The excuse? The amount of work it would take was "not worth it."

Persona 5 director's statement on excluding playable female characters is awful

Here's Hashino's full statement on the subject:

Every time the development on a new Persona game starts, this subject always comes up at the very beginning. When thinking about how much work goes into accomplishing such a feat, it's a huge amount. Honestly, to put that option into the game, we'd have to cut out other things to compensate for the workload, and every time that's the situation we'll basically say, 'it's not worth it'.

With the way that [Persona 3's] world worked, it was okay for the protagonist to be female. With Persona 4, though, we needed the character to come from a big city to a small country town to be the driving force of the story, and it seemed more natural for a male character to fulfill that role. There are story aspects to this decision, as well.

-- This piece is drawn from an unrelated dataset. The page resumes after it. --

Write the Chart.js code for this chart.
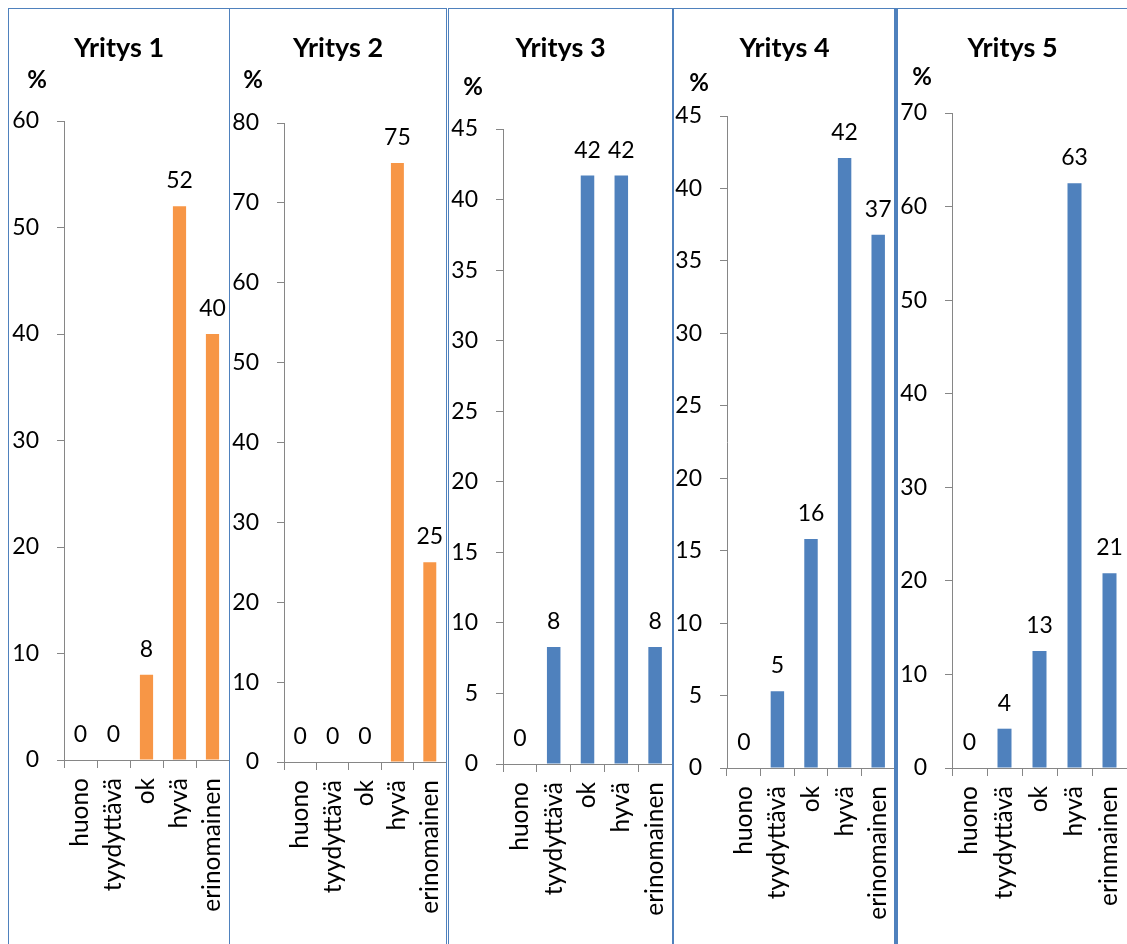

In theory, the assertion that the gender of the game's main character is a conscious, case-by-case choice that's intended to enhance the themes of the story is intriguing — but it doesn't hold up here. Persona 5 is a game that depends on players being able to make choices that feel personal to them as an individual, helping shape parts of the narrative that unfold over its nearly 100-hour playtime. 

Atlus made some questionable decisions that limits those choices within the parameters it deems appropriate. Not only are you limited to playing as a man, but you can only pursue romances with female characters. Gay players need not apply, apparently.

Furthermore, the idea that Persona's story is somehow intrinsically linked to the player's gender in the first place is suspect. As Waypoint's Sayem Ahmed wrote:

This [choice to exclude a playable female character] seems bizarre to me. In a fantastical situation where people are turned into coffins and the local school transforms into a twisted tower of deadly enemies, being a girl is fine, so long as she's a native of the location in question in [Persona 3.] But when another Japanese town is plagued by a reality altering fog, and people keep falling into televisions? You need a dude who's new to the area to take care of that [in Persona 4.]

Inclusivity is not an extra feature — it should be part of the game's design from the start

Hashino's reasoning seems more like thinly veiled unwillingness to bake inclusion into the game's design from the outset. He views inclusivity as some kind of extra thing that would be nice to do if there's time — but if not, just scrap it.

By treating the inclusion of anyone other than straight males as some kind of bonus content, Hashino is making clear who he thinks his audience is and catering almost exclusively to them at the expense of everyone else. 

Interestingly enough, Assassin's Creed developer Ubisoft tried to use the same excuse in response to a lack of playable female characters in Assassin's Creed Unity in 2014 and was dragged so hard that its sequel, Assassin's Creed Syndicate, featured a woman as one of its two main characters. Apparently, Atlus didn't get the memo.

So, yeah, this certainly isn't the first time a game developer has given a lame excuse for disallowing players to play as anyone but a straight male, and it almost definitely won't be the last.